A Local Study of Maternal and Fetal Characteristics of Isolated Antenatal Hydronephrosis, and Fetal Renal Pelvis Anteroposterior Diameter in Prediction of Postnatal Urological Outcomes
Objectives: To describe the maternal and fetal characteristics of isolated antenatal hydronephrosis (ANH), to address parental concerns by providing local data based on the fetal renal pelvis anteroposterior diameter (APD), and to determine the most effective APD cutoff in the second and third trimester for prediction of postnatal urological outcome.
Methods: A retrospective review of all cases referred to the prenatal diagnostic clinic over a 21-month period from 1 January 2013 to 30 September 2014 was performed. All the 4010 ultrasound examination reports were retrieved and those diagnostic of ANH were identified. Antenatal hydronephrosis was defined by the system based on the APD
proposed by the Society for Fetal Urology. Maternal and fetal characteristics were studied. Postnatal uropathy and surgery were the events of interest.

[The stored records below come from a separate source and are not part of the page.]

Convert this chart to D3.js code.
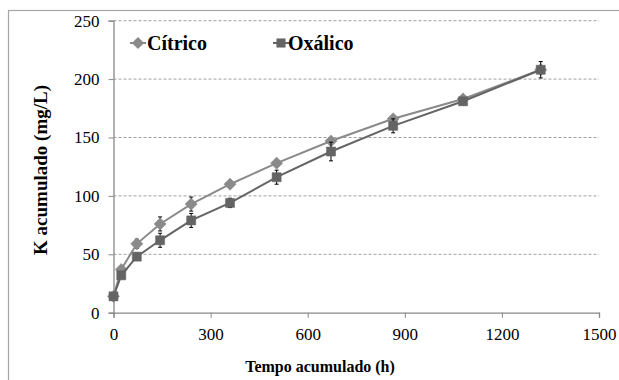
<!DOCTYPE html>
<html>
<head>
<meta charset="utf-8">
<script src="https://cdn.jsdelivr.net/npm/d3@7"></script>
<style>
  body { margin: 0; background: #fff; }
  svg text { font-family: "Liberation Serif", "Times New Roman", Times, "DejaVu Serif", serif; }
</style>
</head>
<body>
<div id="chart"></div>
<script>
const width = 619;
const height = 380;

const tempo = [0, 24, 72, 144, 240, 360, 504, 672, 864, 1080, 1320];
const citrico = [14, 37, 59, 76, 93, 110, 128, 147, 166, 183, 208];
const citricoErr = [1, 2, 4, 6, 6, 3, 2, 2, 2, 2, 3];
const oxalico = [14, 32, 48, 62, 79, 94, 116, 138, 160, 181, 208];
const oxalicoErr = [1, 2, 3, 6, 6, 4, 6, 8, 6, 3, 7];
const xTicks = [0, 300, 600, 900, 1200, 1500];
const yTicks = [0, 50, 100, 150, 200, 250];

const serif = "'Liberation Serif', 'Times New Roman', Times, 'DejaVu Serif', serif";
const margin = { left: 113.5, right: 20, top: 20.7, bottom: 67.3 };

const svg = d3.select("#chart").append("svg")
  .attr("width", width)
  .attr("height", height)
  .attr("font-family", serif);

svg.append("rect")
  .attr("x", 8.5).attr("y", 10.5)
  .attr("width", 640).attr("height", 400)
  .attr("fill", "none")
  .attr("stroke", "#a6a6a6")
  .attr("stroke-width", 1.2);

const x = d3.scaleLinear().domain([0, 1500]).range([margin.left, width - margin.right]);
const y = d3.scaleLinear().domain([0, 250]).range([height - margin.bottom, margin.top]);

// gridlines
svg.append("g")
  .selectAll("line")
  .data(yTicks.filter(d => d > 0))
  .join("line")
  .attr("x1", x(0)).attr("x2", x(1500))
  .attr("y1", d => y(d)).attr("y2", d => y(d))
  .attr("stroke", "#a0a0a0")
  .attr("stroke-dasharray", "3,2")
  .attr("stroke-width", 1);

const xAxis = d3.axisBottom(x).tickValues(xTicks).tickFormat(d3.format("d")).tickSize(5).tickPadding(10);
const yAxis = d3.axisLeft(y).tickValues(yTicks).tickFormat(d3.format("d")).tickSize(5).tickPadding(9);

const gx = svg.append("g")
  .attr("transform", `translate(0,${y(0)})`)
  .call(xAxis);
const gy = svg.append("g")
  .attr("transform", `translate(${x(0)},0)`)
  .call(yAxis);

[gx, gy].forEach(g => {
  g.attr("font-family", serif).attr("font-size", 17);
  g.select(".domain").attr("stroke", "#888").attr("stroke-width", 1.3);
  g.selectAll(".tick line").attr("stroke", "#888");
  g.selectAll("text").attr("fill", "#000");
});

// axis titles
svg.append("text")
  .attr("x", 320)
  .attr("y", 372)
  .attr("text-anchor", "middle")
  .attr("font-size", 16)
  .attr("font-weight", "bold")
  .text("Tempo acumulado (h)");

svg.append("text")
  .attr("transform", "translate(47,170) rotate(-90)")
  .attr("text-anchor", "middle")
  .attr("font-size", 19)
  .attr("font-weight", "bold")
  .text("K acumulado (mg/L)");

const series = [
  { name: "Cítrico", values: citrico, err: citricoErr, color: "#8a8a8a", marker: "diamond" },
  { name: "Oxálico", values: oxalico, err: oxalicoErr, color: "#646464", marker: "square" }
];

const markerPath = m => m === "diamond"
  ? d3.symbol().type(d3.symbolDiamond2).size(95)()
  : d3.symbol().type(d3.symbolSquare2).size(105)();

const line = d3.line()
  .x(d => x(d[0]))
  .y(d => y(d[1]));

series.forEach(s => {
  const pts = tempo.map((t, i) => [t, s.values[i], s.err[i]]);
  const g = svg.append("g");

  // error bars
  g.selectAll(".eb")
    .data(pts)
    .join("g")
    .each(function (d) {
      const e = d3.select(this);
      const cx = x(d[0]);
      e.append("line")
        .attr("x1", cx).attr("x2", cx)
        .attr("y1", y(d[1] - d[2])).attr("y2", y(d[1] + d[2]))
        .attr("stroke", "#000").attr("stroke-width", 1);
      [d[1] - d[2], d[1] + d[2]].forEach(v => {
        e.append("line")
          .attr("x1", cx - 2).attr("x2", cx + 2)
          .attr("y1", y(v)).attr("y2", y(v))
          .attr("stroke", "#000").attr("stroke-width", 1);
      });
    });

  g.append("path")
    .datum(pts)
    .attr("d", line)
    .attr("fill", "none")
    .attr("stroke", s.color)
    .attr("stroke-width", 2);

  g.selectAll(".pt")
    .data(pts)
    .join("path")
    .attr("transform", d => `translate(${x(d[0])},${y(d[1])})`)
    .attr("d", markerPath(s.marker))
    .attr("fill", s.color)
    .attr("stroke", s.color)
    .attr("stroke-width", 0.5);
});

// legend
const legendItems = [
  { x: 130, textX: 147, s: series[0] },
  { x: 273, textX: 288, s: series[1] }
];
legendItems.forEach(l => {
  svg.append("line")
    .attr("x1", l.x).attr("x2", l.x + 16)
    .attr("y1", 43).attr("y2", 43)
    .attr("stroke", l.s.color).attr("stroke-width", 2);
  svg.append("path")
    .attr("transform", `translate(${l.x + 8},43)`)
    .attr("d", markerPath(l.s.marker))
    .attr("fill", l.s.color);
  svg.append("text")
    .attr("x", l.textX)
    .attr("y", 49.5)
    .attr("font-size", 20)
    .attr("font-weight", "bold")
    .text(l.s.name);
});
</script>
</body>
</html>
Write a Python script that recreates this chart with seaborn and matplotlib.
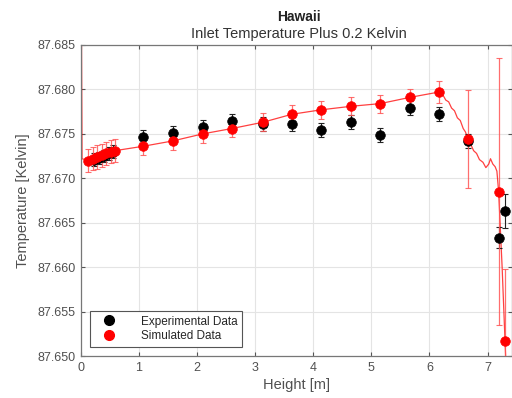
import matplotlib
matplotlib.use("Agg")
import matplotlib.pyplot as plt
import seaborn as sns
import pandas as pd
from matplotlib.lines import Line2D

# Simulated data points (height in m, temperature in K, uncertainty in K)
sim_height = [0.12, 0.20, 0.28, 0.36, 0.44, 0.52, 0.58, 1.07, 1.58, 2.10, 2.60,
              3.13, 3.63, 4.13, 4.65, 5.15, 5.66, 6.16, 6.66, 7.19, 7.30]
sim_temp = [87.6720, 87.6722, 87.6724, 87.6726, 87.6728, 87.6730, 87.6731,
            87.6736, 87.6742, 87.6750, 87.6756, 87.6763, 87.6772, 87.6777,
            87.6781, 87.6784, 87.6791, 87.6797, 87.6744, 87.6685, 87.6517]
sim_err = [0.0013, 0.0013, 0.0013, 0.0013, 0.0013, 0.0013, 0.0013,
           0.0010, 0.0010, 0.0010, 0.0010, 0.0010, 0.0010, 0.0010,
           0.0010, 0.0010, 0.0010, 0.0012, 0.0055, 0.0150, 0.0081]

# Experimental data points
exp_height = [0.22, 0.32, 0.40, 0.48, 0.56, 1.07, 1.58, 2.10, 2.60, 3.13, 3.63,
              4.13, 4.65, 5.15, 5.66, 6.16, 6.66, 7.19, 7.30]
exp_temp = [87.6721, 87.6723, 87.6725, 87.6728, 87.6730, 87.6746, 87.6751,
            87.6758, 87.6764, 87.6761, 87.6761, 87.6754, 87.6763, 87.6749,
            87.6779, 87.6772, 87.6742, 87.6633, 87.6663]
exp_err = [0.0007, 0.0007, 0.0007, 0.0007, 0.0007, 0.0008, 0.0008, 0.0008,
           0.0008, 0.0008, 0.0008, 0.0008, 0.0008, 0.0008, 0.0008, 0.0008,
           0.0008, 0.0012, 0.0019]

# Continuous simulated temperature profile along the height
profile_height = [0.0, 0.02, 0.12, 0.58, 1.07, 1.58, 2.10, 2.60, 3.13, 3.63,
                  4.13, 4.65, 5.15, 5.66, 6.16, 6.22, 6.28, 6.33, 6.38, 6.43,
                  6.48, 6.53, 6.58, 6.62, 6.66, 6.71, 6.76, 6.81, 6.86, 6.92,
                  6.97, 7.02, 7.05, 7.09, 7.13, 7.16, 7.19, 7.25, 7.30, 7.34]
profile_temp = [87.7000, 87.6722, 87.6720, 87.6731, 87.6736, 87.6742, 87.6750,
                87.6756, 87.6763, 87.6772, 87.6777, 87.6781, 87.6784, 87.6791,
                87.6797, 87.6795, 87.6788, 87.6786, 87.6779, 87.6776, 87.6768,
                87.6765, 87.6756, 87.6752, 87.6744, 87.6738, 87.6731, 87.6728,
                87.6721, 87.6718, 87.6712, 87.6716, 87.6722, 87.6716, 87.6713,
                87.6708, 87.6685, 87.6600, 87.6517, 87.6450]

x_ticks = [0, 1, 2, 3, 4, 5, 6, 7]
y_ticks = [87.650, 87.655, 87.660, 87.665, 87.670, 87.675, 87.680, 87.685]

sns.set_style("white")
plt.rcParams["font.family"] = ["Liberation Sans", "DejaVu Sans"]

fig = plt.figure(figsize=(5.12, 3.98), dpi=100)
ax = fig.add_axes([0.158, 0.1055, 0.842, 0.7815])

prof = pd.DataFrame({"h": profile_height, "t": profile_temp})
sim = pd.DataFrame({"h": sim_height, "t": sim_temp, "e": sim_err})
exp = pd.DataFrame({"h": exp_height, "t": exp_temp, "e": exp_err})

red = "#ff0000"
sns.lineplot(data=prof, x="h", y="t", ax=ax, color=red, lw=0.9, alpha=0.75,
             sort=False, zorder=2)

ax.errorbar(exp["h"], exp["t"], yerr=exp["e"], fmt="none", ecolor="#222222",
            elinewidth=0.8, capsize=2.5, capthick=0.8, zorder=3)
ax.errorbar(sim["h"], sim["t"], yerr=sim["e"], fmt="none", ecolor="#ff5555",
            elinewidth=0.9, capsize=2.5, capthick=0.8, alpha=0.85, zorder=3)

sns.scatterplot(data=exp, x="h", y="t", ax=ax, color="black", s=48,
                edgecolor="black", linewidth=0.5, zorder=4)
sns.scatterplot(data=sim, x="h", y="t", ax=ax, color=red, s=48,
                edgecolor=red, linewidth=0.5, zorder=5)

ax.set_xlim(0, 7.42)
ax.set_ylim(87.650, 87.685)
ax.set_xticks(x_ticks)
ax.set_yticks(y_ticks)
ax.set_yticklabels([f"{v:.3f}" for v in y_ticks])
ax.grid(True, color="#e4e4e4", lw=0.8)
ax.set_axisbelow(True)
ax.tick_params(direction="in", length=3, width=0.8, colors="#555555",
               labelsize=9, labelcolor="#505050", top=True, right=True,
               bottom=True, left=True, pad=4)
for side in ["left", "bottom", "top", "right"]:
    ax.spines[side].set_color("#777777")
    ax.spines[side].set_linewidth(0.9)

ax.set_xlabel("Height [m]", fontsize=10.5, color="#505050", labelpad=3)
ax.set_ylabel("Temperature [Kelvin]", fontsize=10.5, color="#505050", labelpad=5)

fig.text(0.584, 0.958, "Hawaii", ha="center", va="center", fontsize=10,
         fontweight="bold", color="#222222")
fig.text(0.584, 0.914, "Inlet Temperature Plus 0.2 Kelvin", ha="center",
         va="center", fontsize=10.5, color="#333333")

handles = [
    Line2D([0], [0], marker="o", color="black", ls="none", markersize=7),
    Line2D([0], [0], marker="o", color=red, ls="none", markersize=7),
]
leg = ax.legend(handles, ["Experimental Data", "Simulated Data"],
                loc="lower left", bbox_to_anchor=(0.022, 0.03), fontsize=8.5,
                frameon=True, fancybox=False, framealpha=1, edgecolor="#555555",
                handletextpad=1.5, borderpad=0.4, labelspacing=0.2,
                handlelength=2.4, borderaxespad=0.0)
leg.get_frame().set_linewidth(0.8)

fig.savefig("out.png", dpi=100)
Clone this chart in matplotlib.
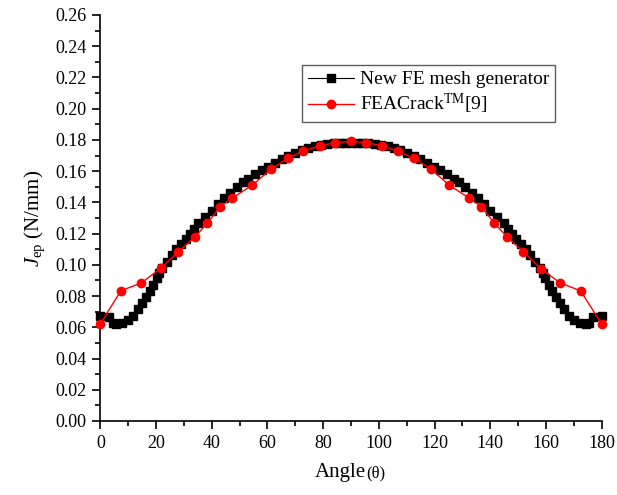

Results: Overall, 90.8% of kidneys with isolated ANH detected in the third trimester were found to have normal anatomy after birth. Of the 153 fetuses studied, eight were identified to have postnatal uropathy of whom four underwent surgical intervention. Fetuses with second-trimester APD of >10 mm were at increased risk of postnatal
uropathy (odds ratio=10.35; 95% confidence interval, 1.80-59.60; p=0.01), whereas third-trimester APD of ≥9 mm also demonstrated a significant risk (odds ratio=8.56; 95% confidence interval, 1.03-71.30; p=0.04). Third-trimester APD better predicted both postnatal uropathy and need for surgical intervention than second-trimester APD (p≤0.001). The respective best cutoff above which postnatal uropathy and surgery was anticipated were 7.3 mm and 9.6 mm in the third trimester (sensitivity 75% and specificity 76.7% for postnatal uropathy, 100% and 93.3% for surgery).
Conclusion: Fetal renal pelvis APD, particularly when measured during the third trimester, serves as a good predictor of postnatal uropathy and need for surgical intervention. Measurement of the APD remains the most important factor in predicting fetal urological outcome.